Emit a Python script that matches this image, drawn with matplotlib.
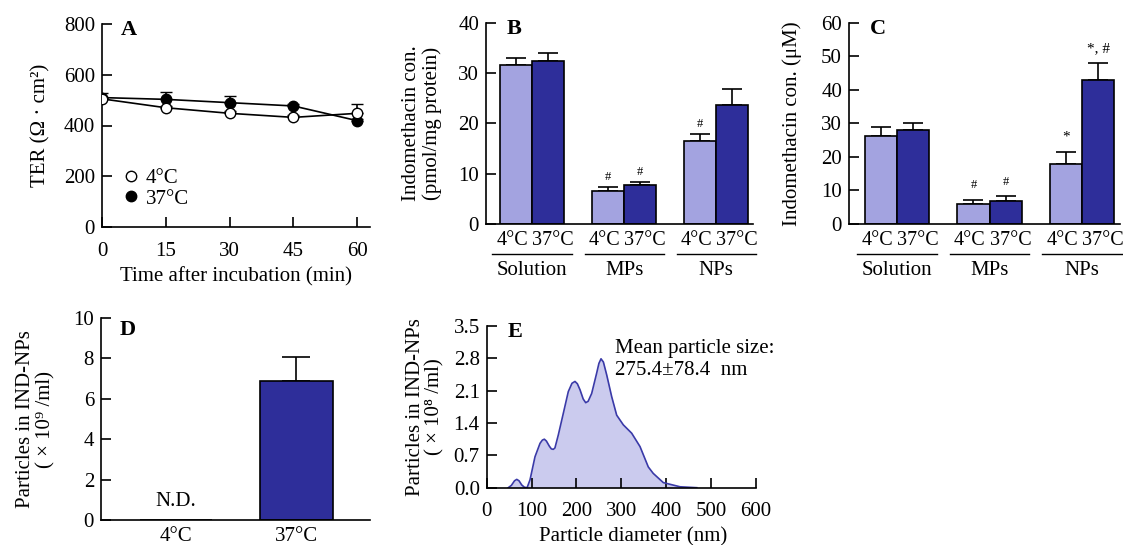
import matplotlib.pyplot as plt
from matplotlib.transforms import blended_transform_factory
from matplotlib.lines import Line2D

plt.rcParams['font.family'] = ['Liberation Serif', 'DejaVu Serif']
plt.rcParams['font.size'] = 15

# ---- data ----
# Panel A: TER over time
time_min = [0, 15, 30, 45, 60]
ter_4c = [505, 470, 448, 432, 448]
ter_4c_err = [8, 8, 8, 8, 35]
ter_37c = [510, 503, 490, 477, 419]
ter_37c_err = [20, 28, 26, 8, 8]

# Panels B, C: uptake per formulation
groups = ['Solution', 'MPs', 'NPs']
temps = ['4°C', '37°C']
uptake_4c = [31.5, 6.6, 16.4]
uptake_4c_err = [1.5, 0.75, 1.5]
uptake_37c = [32.4, 7.75, 23.7]
uptake_37c_err = [1.6, 0.65, 3.1]
uptake_4c_marks = ['', '#', '#']
uptake_37c_marks = ['', '#', '']

conc_4c = [26.3, 6.1, 17.8]
conc_4c_err = [2.5, 1.1, 3.8]
conc_37c = [28.0, 6.95, 42.9]
conc_37c_err = [2.0, 1.35, 5.2]
conc_4c_marks = ['', '#', '*']
conc_37c_marks = ['', '#', '*, #']

# Panel D: particle counts
d_labels = ['4°C', '37°C']
d_values = [0.0, 6.9]
d_err = [0.0, 1.15]

# Panel E: size distribution
diam_nm = [48, 55, 62, 67, 72, 78, 84, 90, 96.5, 107.6, 118.8, 124, 128.4, 133, 139.5,
           144, 148.4, 152, 159.5, 170.7, 181.8, 190, 196.7, 202, 207.9, 215, 220.6,
           226, 233.9, 245, 250, 254.7, 260, 267.4, 278.5, 289.6, 304.4, 323, 341.6,
           360, 371, 393.5, 430.7, 468]
count_e8 = [0, 0.05, 0.15, 0.18, 0.15, 0.06, 0.01, 0, 0.17, 0.67, 0.96, 1.03, 1.05, 1.01,
            0.90, 0.84, 0.83, 0.86, 1.14, 1.61, 2.08, 2.26, 2.30, 2.25, 2.12, 1.92, 1.84,
            1.87, 2.04, 2.48, 2.69, 2.79, 2.72, 2.44, 1.97, 1.57, 1.36, 1.18, 0.89,
            0.45, 0.31, 0.11, 0.02, 0]

light = '#A3A3E0'
dark = '#2E2E9A'
W, H = 1123, 545


def px_axes(left, right, top, bottom):
    return fig.add_axes([left / W, 1 - bottom / H, (right - left) / W, (bottom - top) / H])


def style(ax):
    for s in ['top', 'right']:
        ax.spines[s].set_visible(False)
    for s in ['left', 'bottom']:
        ax.spines[s].set_linewidth(1.2)
    ax.tick_params(axis='y', direction='in', length=7, width=1.2, pad=5)
    ax.tick_params(axis='x', direction='in', length=7, width=1.2, pad=10.5)


def letter(ax, txt, x, y):
    ax.text(x, y, txt, transform=ax.transAxes, fontweight='bold', fontsize=16,
            ha='center', va='center')


fig = plt.figure(figsize=(W / 100, H / 100), dpi=100)

# ---- A ----
axA = px_axes(102, 370, 24, 227)
style(axA)
axA.errorbar(time_min, ter_37c, yerr=[[0] * 5, ter_37c_err], color='black', lw=1.2,
             marker='o', ms=7.5, mfc='black', mec='black', capsize=4, elinewidth=1.2, zorder=2)
axA.errorbar(time_min, ter_4c, yerr=[[0] * 5, ter_4c_err], color='black', lw=1.2,
             marker='o', ms=7.5, mfc='white', mec='black', capsize=4, elinewidth=1.2, zorder=3)
axA.set_xlim(0, 63)
axA.set_ylim(0, 800)
axA.set_xticks(time_min)
axA.set_yticks([0, 200, 400, 600, 800])
axA.set_xlabel('Time after incubation (min)', labelpad=5)
axA.set_ylabel('TER (Ω · cm²)')
axA.yaxis.set_label_coords(-0.194, 0.5)
handles = [Line2D([], [], ls='none', marker='o', ms=7.5, mfc='white', mec='black'),
           Line2D([], [], ls='none', marker='o', ms=7.5, mfc='black', mec='black')]
axA.legend(handles, temps, loc='upper left', bbox_to_anchor=(0.03, 0.34), frameon=False,
           handlelength=1, handletextpad=0.2, borderpad=0, labelspacing=0.05)
letter(axA, 'A', 0.1, 0.97)


# ---- B, C ----
def group_bars(ax, v4, e4, v37, e37, m4, m37, mark_off, lab):
    style(ax)
    x = list(range(len(groups)))
    w = 0.35
    x4 = [i - w / 2 for i in x]
    x37 = [i + w / 2 for i in x]
    ax.bar(x4, v4, w, color=light, edgecolor='black', lw=1.2, zorder=2)
    ax.bar(x37, v37, w, color=dark, edgecolor='black', lw=1.2, zorder=2)
    ax.errorbar(x4, v4, yerr=[[0] * 3, e4], fmt='none', ecolor='black', capsize=7,
                elinewidth=1.2, capthick=1.2, zorder=1)
    ax.errorbar(x37, v37, yerr=[[0] * 3, e37], fmt='none', ecolor='black', capsize=7,
                elinewidth=1.2, capthick=1.2, zorder=1)
    for xs, vs, es, ms in [(x4, v4, e4, m4), (x37, v37, e37, m37)]:
        for xi, vi, ei, mi in zip(xs, vs, es, ms):
            if mi:
                fs = 9 if mi == '#' else 11
                ax.text(xi, vi + ei + mark_off, mi, ha='center', va='center', fontsize=fs)
    ax.set_xticks([])
    tr = blended_transform_factory(ax.transData, ax.transAxes)
    for i, g in enumerate(groups):
        ax.text(x4[i] - 0.04, -0.08, temps[0], transform=tr, ha='center', va='center',
                fontsize=14.5)
        ax.text(x37[i] + 0.055, -0.08, temps[1], transform=tr, ha='center', va='center',
                fontsize=14.5)
        ax.plot([i - w - 0.08, i + w + 0.08], [-0.15, -0.15], transform=tr, color='black',
                lw=1.0, clip_on=False)
        ax.text(i, -0.23, g, transform=tr, ha='center', va='center')
    letter(ax, lab, 0.105, 0.97)
    return ax


axB = px_axes(486, 753, 22.7, 224)
group_bars(axB, uptake_4c, uptake_4c_err, uptake_37c, uptake_37c_err,
           uptake_4c_marks, uptake_37c_marks, 1.9, 'B')
axB.set_xlim(-0.5, 2.4)
axB.set_ylim(0, 40)
axB.set_yticks([0, 10, 20, 30, 40])
axB.set_ylabel('Indomethacin con.\n(pmol/mg protein)', linespacing=1.05)
axB.yaxis.set_label_coords(-0.165, 0.5)

axC = px_axes(849, 1120, 22.7, 224)
group_bars(axC, conc_4c, conc_4c_err, conc_37c, conc_37c_err,
           conc_4c_marks, conc_37c_marks, 4.3, 'C')
axC.set_xlim(-0.52, 2.41)
axC.set_ylim(0, 60)
axC.set_yticks([0, 10, 20, 30, 40, 50, 60])
axC.set_ylabel('Indomethacin con. (μM)')
axC.yaxis.set_label_coords(-0.172, 0.5)

# ---- D ----
axD = px_axes(101, 370, 318, 520)
style(axD)
xd = [0, 1]
axD.bar(xd, d_values, 0.6, color=dark, edgecolor='black', lw=1.2, zorder=2)
axD.errorbar([xd[1]], [d_values[1]], yerr=[[0], [d_err[1]]], fmt='none', ecolor='black',
             capsize=10, elinewidth=1.2, capthick=1.2, zorder=1)
axD.text(xd[0], 0.9, 'N.D.', ha='center', va='center')
axD.set_xlim(-0.62, 1.61)
axD.set_ylim(0, 10)
axD.set_yticks([0, 2, 4, 6, 8, 10])
axD.set_xticks(xd)
axD.set_xticklabels(d_labels)
axD.tick_params(axis='x', length=0, pad=5)
axD.set_ylabel('Particles in IND-NPs\n( × 10⁹ /ml)', linespacing=1.05)
axD.yaxis.set_label_coords(-0.171, 0.5)
letter(axD, 'D', 0.1, 0.94)

# ---- E ----
axE = px_axes(486.7, 756, 326, 487.7)
style(axE)
axE.fill_between(diam_nm, count_e8, color='#CBCBEE', lw=0)
axE.plot(diam_nm, count_e8, color='#3A3AA8', lw=1.2)
axE.set_xlim(0, 600)
axE.set_ylim(0, 3.5)
axE.set_xticks([0, 100, 200, 300, 400, 500, 600])
axE.set_yticks([0, 0.7, 1.4, 2.1, 2.8, 3.5])
axE.set_yticklabels(['0.0', '0.7', '1.4', '2.1', '2.8', '3.5'])
axE.set_xlabel('Particle diameter (nm)')
axE.xaxis.set_label_coords(0.544, -0.245)
axE.set_ylabel('Particles in IND-NPs\n( × 10⁸ /ml)', linespacing=1.05)
axE.yaxis.set_label_coords(-0.155, 0.5)
axE.text(286, 2.78, 'Mean particle size:\n275.4±78.4  nm', ha='left', va='center',
         linespacing=1.2)
letter(axE, 'E', 0.105, 0.963)

fig.savefig('out.png', dpi=100)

**Task requirements**. Exactly reproduce the run of lines from the start of the listing through the line with "ter_37c_err = [20, 28, 26, 8, 8]", inclusive; pictures are not copied.

**Result for this task**.
Emit a Python script that matches this image, drawn with matplotlib.
import matplotlib.pyplot as plt
from matplotlib.transforms import blended_transform_factory
from matplotlib.lines import Line2D

plt.rcParams['font.family'] = ['Liberation Serif', 'DejaVu Serif']
plt.rcParams['font.size'] = 15

# ---- data ----
# Panel A: TER over time
time_min = [0, 15, 30, 45, 60]
ter_4c = [505, 470, 448, 432, 448]
ter_4c_err = [8, 8, 8, 8, 35]
ter_37c = [510, 503, 490, 477, 419]
ter_37c_err = [20, 28, 26, 8, 8]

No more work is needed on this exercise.